▶ **Provided material**:
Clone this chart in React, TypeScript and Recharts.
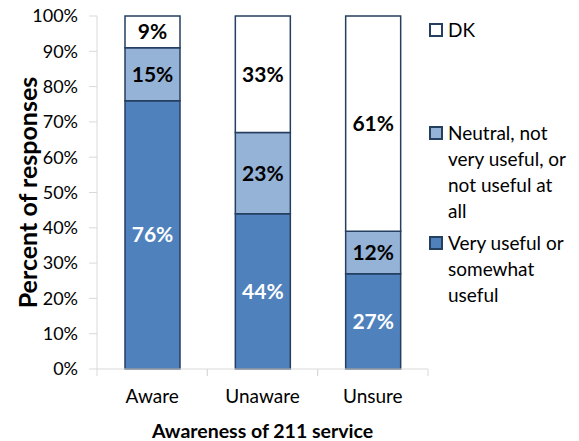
import React from "react";
import { BarChart, Bar, XAxis, YAxis, Legend, LabelList } from "recharts";

const categories = ["Aware", "Unaware", "Unsure"];
const veryUseful = [76, 44, 27];
const neutral = [15, 23, 12];
const dk = [9, 33, 61];
const yTicks = [0, 10, 20, 30, 40, 50, 60, 70, 80, 90, 100];

const legendItems = [
  { key: "dk", lines: ["DK"], fill: "#FFFFFF" },
  { key: "neutral", lines: ["Neutral, not", "very useful, or", "not useful at", "all"], fill: "#95B3D7" },
  { key: "very", lines: ["Very useful or", "somewhat", "useful"], fill: "#4F81BD" },
];

const data = categories.map((c, i) => ({
  name: c,
  very: veryUseful[i],
  neutral: neutral[i],
  dk: dk[i],
}));

const FONT = "Lato, 'Open Sans', sans-serif";
const STROKE = "#243F60";

const XTick = (props: any) => {
  const { x, y, payload } = props;
  const off = payload.offset || 0;
  return (
    <g>
      <line x1={x - off} x2={x - off} y1={y - 8} y2={y - 1} stroke="#D9D9D9" />
      <line x1={x + off} x2={x + off} y1={y - 8} y2={y - 1} stroke="#D9D9D9" />
      <text x={x} y={y + 26} textAnchor="middle" fontSize={19} fontFamily={FONT} fill="#000">
        {payload.value}
      </text>
    </g>
  );
};

const LegendContent = () => (
  <div style={{ fontFamily: FONT, fontSize: 19, color: "#000", lineHeight: "26px" }}>
    {legendItems.map((it, idx) => (
      <div
        key={it.key}
        style={{ display: "flex", alignItems: "flex-start", marginTop: idx === 0 ? 0 : idx === 1 ? 77 : 6 }}
      >
        <div
          style={{
            width: 14,
            height: 14,
            boxSizing: "border-box",
            background: it.fill,
            border: `2px solid ${STROKE}`,
            marginTop: 6,
            marginRight: 5,
            flexShrink: 0,
          }}
        />
        <div>
          {it.lines.map((l) => (
            <div key={l}>{l}</div>
          ))}
        </div>
      </div>
    ))}
  </div>
);

const YLabel = (props: any) => {
  const { viewBox } = props;
  const cx = 27;
  const cy = viewBox.y + viewBox.height / 2;
  return (
    <text
      x={cx}
      y={cy}
      transform={`rotate(-90, ${cx}, ${cy})`}
      textAnchor="middle"
      dominantBaseline="central"
      fontSize={25}
      fontWeight="bold"
      fontFamily={FONT}
      fill="#000"
    >
      Percent of responses
    </text>
  );
};

const pct = (v: any) => `${v}%`;

export default function App() {
  return (
    <div style={{ position: "absolute", left: 0, top: 0 }}>
      <BarChart
        width={579}
        height={441}
        data={data}
        margin={{ top: 16, right: 151, bottom: 12, left: 0 }}
        barSize={55}
      >
        <XAxis
          dataKey="name"
          height={60}
          interval={0}
          axisLine={{ stroke: "#D9D9D9" }}
          tickLine={false}
          tick={<XTick />}
          label={{
            value: "Awareness of 211 service",
            position: "insideBottom",
            offset: -9,
            fontSize: 19.5,
            fontWeight: "bold",
            fontFamily: FONT,
            fill: "#000",
          }}
        />
        <YAxis
          width={97}
          domain={[0, 100]}
          ticks={yTicks}
          tickFormatter={pct}
          axisLine={{ stroke: "#D9D9D9" }}
          tickLine={{ stroke: "#D9D9D9" }}
          tickSize={8}
          tickMargin={11}
          tick={{ fontSize: 18, fontFamily: FONT, fill: "#000" }}
          label={<YLabel />}
          interval={0}
        />
        <Legend
          layout="vertical"
          align="center"
          verticalAlign="middle"
          content={<LegendContent />}
          wrapperStyle={{ left: 429, top: 17, width: 150 }}
        />
        <Bar dataKey="very" stackId="a" fill="#4F81BD" stroke={STROKE} strokeWidth={1.5} isAnimationActive={false}>
          <LabelList dataKey="very" position="center" formatter={pct} fill="#FFFFFF" fontSize={21} fontWeight="bold" fontFamily={FONT} />
        </Bar>
        <Bar dataKey="neutral" stackId="a" fill="#95B3D7" stroke={STROKE} strokeWidth={1.5} isAnimationActive={false}>
          <LabelList dataKey="neutral" position="center" formatter={pct} fill="#000000" fontSize={21} fontWeight="bold" fontFamily={FONT} />
        </Bar>
        <Bar dataKey="dk" stackId="a" fill="#FFFFFF" stroke={STROKE} strokeWidth={1.5} isAnimationActive={false}>
          <LabelList dataKey="dk" position="center" formatter={pct} fill="#000000" fontSize={21} fontWeight="bold" fontFamily={FONT} />
        </Bar>
      </BarChart>
    </div>
  );
}
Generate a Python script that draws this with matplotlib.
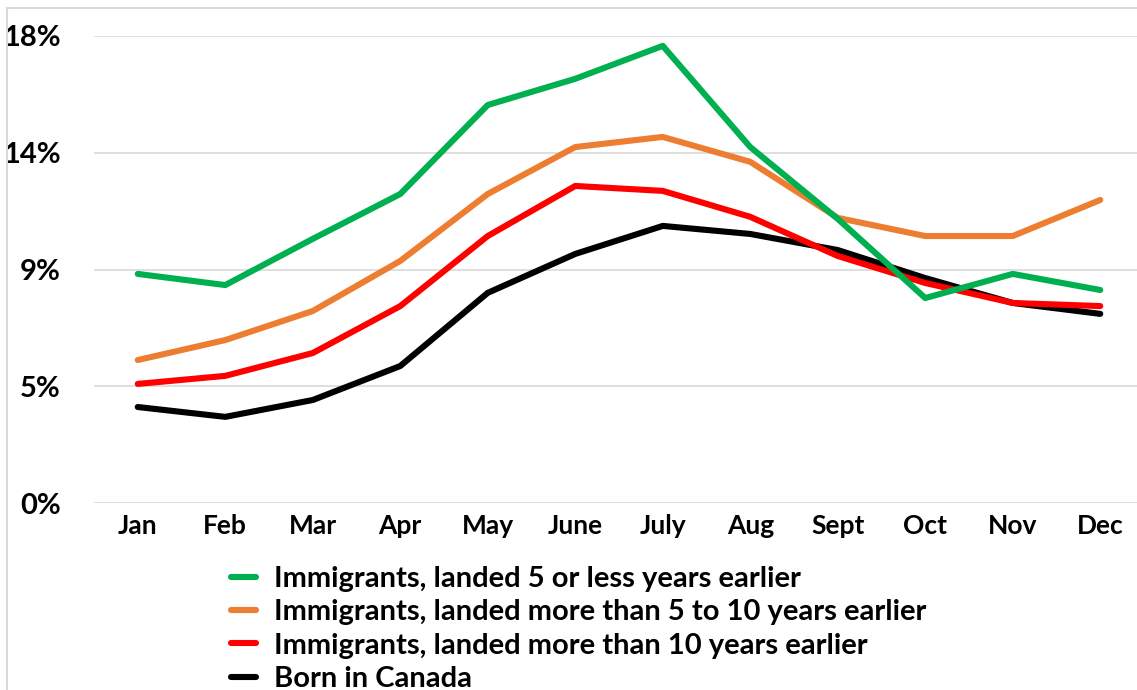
import matplotlib
matplotlib.use("Agg")
import matplotlib.pyplot as plt
from matplotlib.patches import Rectangle
from matplotlib.ticker import FuncFormatter

plt.rcParams["font.family"] = ["Lato", "DejaVu Sans"]
plt.rcParams["font.weight"] = "bold"

# data (percent)
months = ["Jan", "Feb", "Mar", "Apr", "May", "June", "July", "Aug", "Sept", "Oct", "Nov", "Dec"]
landed_5_or_less = [8.83, 8.40, 10.18, 11.91, 15.34, 16.35, 17.62, 13.72, 10.95, 7.90, 8.83, 8.21]
landed_5_to_10 = [5.51, 6.28, 7.40, 9.33, 11.91, 13.72, 14.11, 13.15, 10.99, 10.29, 10.29, 11.68]
landed_over_10 = [4.59, 4.90, 5.78, 7.59, 10.29, 12.22, 12.03, 11.03, 9.52, 8.48, 7.71, 7.59]
born_in_canada = [3.70, 3.32, 3.97, 5.28, 8.10, 9.60, 10.68, 10.37, 9.75, 8.67, 7.71, 7.29]

labels = [
    "Immigrants, landed 5 or less years earlier",
    "Immigrants, landed more than 5 to 10 years earlier",
    "Immigrants, landed more than 10 years earlier",
    "Born in Canada",
]
colors = ["#00B050", "#ED7D31", "#FF0000", "#000000"]
series = [landed_5_or_less, landed_5_to_10, landed_over_10, born_in_canada]
y_ticks = [0, 4.5, 9, 13.5, 18]

fig = plt.figure(figsize=(11.37, 6.9), dpi=100)
ax = fig.add_axes([94 / 1137, 1 - 503 / 690, 1050 / 1137, 467 / 690])

# outer chart border (partly cut off like the reference)
fig.patches.append(Rectangle((7 / 1137, -0.1), 1.2, 1.1 - 8 / 690,
                             transform=fig.transFigure, fill=False,
                             edgecolor="#D9D9D9", linewidth=1.5))

x = list(range(len(months)))
handles = []
for vals, col, lab, z in zip(series, colors, labels, [5, 4, 3, 2]):
    h, = ax.plot(x, vals, color=col, linewidth=4.4, label=lab, zorder=z,
                 solid_capstyle="round", solid_joinstyle="round")
    handles.append(h)

ax.set_xlim(-0.5, len(months) - 0.5)
ax.set_ylim(0, 18)
ax.set_yticks(y_ticks)
# excel style rounding: 4.5 -> 5%, 13.5 -> 14%
ax.yaxis.set_major_formatter(FuncFormatter(lambda v, p: f"{int(v + 0.5)}%"))
ax.set_xticks(x)
ax.set_xticklabels(months)
ax.grid(axis="y", color="#D9D9D9", linewidth=1.2)
ax.set_axisbelow(True)
for s in ax.spines.values():
    s.set_visible(False)
ax.tick_params(axis="both", length=0)
ax.tick_params(axis="y", labelsize=21, pad=24)
ax.tick_params(axis="x", labelsize=19, pad=8)

fig.legend(handles=handles, labels=labels, loc="upper left",
           bbox_to_anchor=(231 / 1137, 1 - 566 / 690), frameon=False,
           fontsize=21, handlelength=0.85, handletextpad=0.62,
           labelspacing=0.25, borderpad=0, borderaxespad=0)

fig.savefig("out.png", dpi=100)
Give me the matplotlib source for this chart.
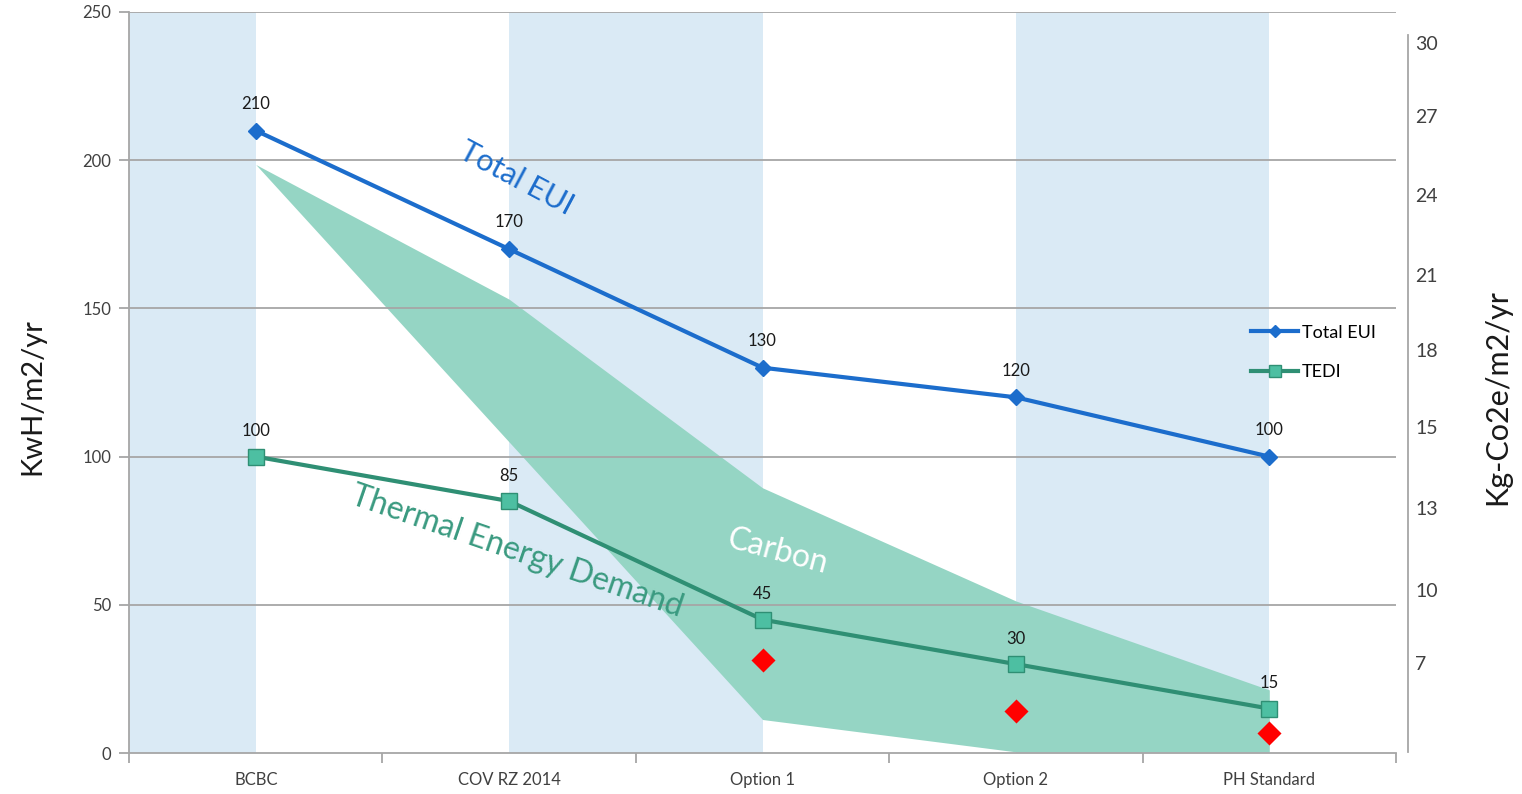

▶ **Given instruction**: All entries are to be retyped exactly. Omit any embedded images.

▶ **Answer for the task**:
Clone this chart in React, TypeScript and Recharts.
import React from "react";
import { BarChart, Bar, XAxis, YAxis, Legend, LabelList } from "recharts";

const categories = ["Aware", "Unaware", "Unsure"];
const veryUseful = [76, 44, 27];
const neutral = [15, 23, 12];
const dk = [9, 33, 61];
const yTicks = [0, 10, 20, 30, 40, 50, 60, 70, 80, 90, 100];

const legendItems = [
  { key: "dk", lines: ["DK"], fill: "#FFFFFF" },
  { key: "neutral", lines: ["Neutral, not", "very useful, or", "not useful at", "all"], fill: "#95B3D7" },
  { key: "very", lines: ["Very useful or", "somewhat", "useful"], fill: "#4F81BD" },
];

const data = categories.map((c, i) => ({
  name: c,
  very: veryUseful[i],
  neutral: neutral[i],
  dk: dk[i],
}));

const FONT = "Lato, 'Open Sans', sans-serif";
const STROKE = "#243F60";

const XTick = (props: any) => {
  const { x, y, payload } = props;
  const off = payload.offset || 0;
  return (
    <g>
      <line x1={x - off} x2={x - off} y1={y - 8} y2={y - 1} stroke="#D9D9D9" />
      <line x1={x + off} x2={x + off} y1={y - 8} y2={y - 1} stroke="#D9D9D9" />
      <text x={x} y={y + 26} textAnchor="middle" fontSize={19} fontFamily={FONT} fill="#000">
        {payload.value}
      </text>
    </g>
  );
};

const LegendContent = () => (
  <div style={{ fontFamily: FONT, fontSize: 19, color: "#000", lineHeight: "26px" }}>
    {legendItems.map((it, idx) => (
      <div
        key={it.key}
        style={{ display: "flex", alignItems: "flex-start", marginTop: idx === 0 ? 0 : idx === 1 ? 77 : 6 }}
      >
        <div
          style={{
            width: 14,
            height: 14,
            boxSizing: "border-box",
            background: it.fill,
            border: `2px solid ${STROKE}`,
            marginTop: 6,
            marginRight: 5,
            flexShrink: 0,
          }}
        />
        <div>
          {it.lines.map((l) => (
            <div key={l}>{l}</div>
          ))}
        </div>
      </div>
    ))}
  </div>
);

const YLabel = (props: any) => {
  const { viewBox } = props;
  const cx = 27;
  const cy = viewBox.y + viewBox.height / 2;
  return (
    <text
      x={cx}
      y={cy}
      transform={`rotate(-90, ${cx}, ${cy})`}
      textAnchor="middle"
      dominantBaseline="central"
      fontSize={25}
      fontWeight="bold"
      fontFamily={FONT}
      fill="#000"
    >
      Percent of responses
    </text>
  );
};

const pct = (v: any) => `${v}%`;

export default function App() {
  return (
    <div style={{ position: "absolute", left: 0, top: 0 }}>
      <BarChart
        width={579}
        height={441}
        data={data}
        margin={{ top: 16, right: 151, bottom: 12, left: 0 }}
        barSize={55}
      >
        <XAxis
          dataKey="name"
          height={60}
          interval={0}
          axisLine={{ stroke: "#D9D9D9" }}
          tickLine={false}
          tick={<XTick />}
          label={{
            value: "Awareness of 211 service",
            position: "insideBottom",
            offset: -9,
            fontSize: 19.5,
            fontWeight: "bold",
            fontFamily: FONT,
            fill: "#000",
          }}
        />
        <YAxis
          width={97}
          domain={[0, 100]}
          ticks={yTicks}
          tickFormatter={pct}
          axisLine={{ stroke: "#D9D9D9" }}
          tickLine={{ stroke: "#D9D9D9" }}
          tickSize={8}
          tickMargin={11}
          tick={{ fontSize: 18, fontFamily: FONT, fill: "#000" }}
          label={<YLabel />}
          interval={0}
        />
        <Legend
          layout="vertical"
          align="center"
          verticalAlign="middle"
          content={<LegendContent />}
          wrapperStyle={{ left: 429, top: 17, width: 150 }}
        />
        <Bar dataKey="very" stackId="a" fill="#4F81BD" stroke={STROKE} strokeWidth={1.5} isAnimationActive={false}>
          <LabelList dataKey="very" position="center" formatter={pct} fill="#FFFFFF" fontSize={21} fontWeight="bold" fontFamily={FONT} />
        </Bar>
        <Bar dataKey="neutral" stackId="a" fill="#95B3D7" stroke={STROKE} strokeWidth={1.5} isAnimationActive={false}>
          <LabelList dataKey="neutral" position="center" formatter={pct} fill="#000000" fontSize={21} fontWeight="bold" fontFamily={FONT} />
        </Bar>
        <Bar dataKey="dk" stackId="a" fill="#FFFFFF" stroke={STROKE} strokeWidth={1.5} isAnimationActive={false}>
          <LabelList dataKey="dk" position="center" formatter={pct} fill="#000000" fontSize={21} fontWeight="bold" fontFamily={FONT} />
        </Bar>
      </BarChart>
    </div>
  );
}
Generate a Python script that draws this with matplotlib.
import matplotlib
matplotlib.use("Agg")
import matplotlib.pyplot as plt
from matplotlib.patches import Rectangle
from matplotlib.ticker import FuncFormatter

plt.rcParams["font.family"] = ["Lato", "DejaVu Sans"]
plt.rcParams["font.weight"] = "bold"

# data (percent)
months = ["Jan", "Feb", "Mar", "Apr", "May", "June", "July", "Aug", "Sept", "Oct", "Nov", "Dec"]
landed_5_or_less = [8.83, 8.40, 10.18, 11.91, 15.34, 16.35, 17.62, 13.72, 10.95, 7.90, 8.83, 8.21]
landed_5_to_10 = [5.51, 6.28, 7.40, 9.33, 11.91, 13.72, 14.11, 13.15, 10.99, 10.29, 10.29, 11.68]
landed_over_10 = [4.59, 4.90, 5.78, 7.59, 10.29, 12.22, 12.03, 11.03, 9.52, 8.48, 7.71, 7.59]
born_in_canada = [3.70, 3.32, 3.97, 5.28, 8.10, 9.60, 10.68, 10.37, 9.75, 8.67, 7.71, 7.29]

labels = [
    "Immigrants, landed 5 or less years earlier",
    "Immigrants, landed more than 5 to 10 years earlier",
    "Immigrants, landed more than 10 years earlier",
    "Born in Canada",
]
colors = ["#00B050", "#ED7D31", "#FF0000", "#000000"]
series = [landed_5_or_less, landed_5_to_10, landed_over_10, born_in_canada]
y_ticks = [0, 4.5, 9, 13.5, 18]

fig = plt.figure(figsize=(11.37, 6.9), dpi=100)
ax = fig.add_axes([94 / 1137, 1 - 503 / 690, 1050 / 1137, 467 / 690])

# outer chart border (partly cut off like the reference)
fig.patches.append(Rectangle((7 / 1137, -0.1), 1.2, 1.1 - 8 / 690,
                             transform=fig.transFigure, fill=False,
                             edgecolor="#D9D9D9", linewidth=1.5))

x = list(range(len(months)))
handles = []
for vals, col, lab, z in zip(series, colors, labels, [5, 4, 3, 2]):
    h, = ax.plot(x, vals, color=col, linewidth=4.4, label=lab, zorder=z,
                 solid_capstyle="round", solid_joinstyle="round")
    handles.append(h)

ax.set_xlim(-0.5, len(months) - 0.5)
ax.set_ylim(0, 18)
ax.set_yticks(y_ticks)
# excel style rounding: 4.5 -> 5%, 13.5 -> 14%
ax.yaxis.set_major_formatter(FuncFormatter(lambda v, p: f"{int(v + 0.5)}%"))
ax.set_xticks(x)
ax.set_xticklabels(months)
ax.grid(axis="y", color="#D9D9D9", linewidth=1.2)
ax.set_axisbelow(True)
for s in ax.spines.values():
    s.set_visible(False)
ax.tick_params(axis="both", length=0)
ax.tick_params(axis="y", labelsize=21, pad=24)
ax.tick_params(axis="x", labelsize=19, pad=8)

fig.legend(handles=handles, labels=labels, loc="upper left",
           bbox_to_anchor=(231 / 1137, 1 - 566 / 690), frameon=False,
           fontsize=21, handlelength=0.85, handletextpad=0.62,
           labelspacing=0.25, borderpad=0, borderaxespad=0)

fig.savefig("out.png", dpi=100)
Give me the matplotlib source for this chart.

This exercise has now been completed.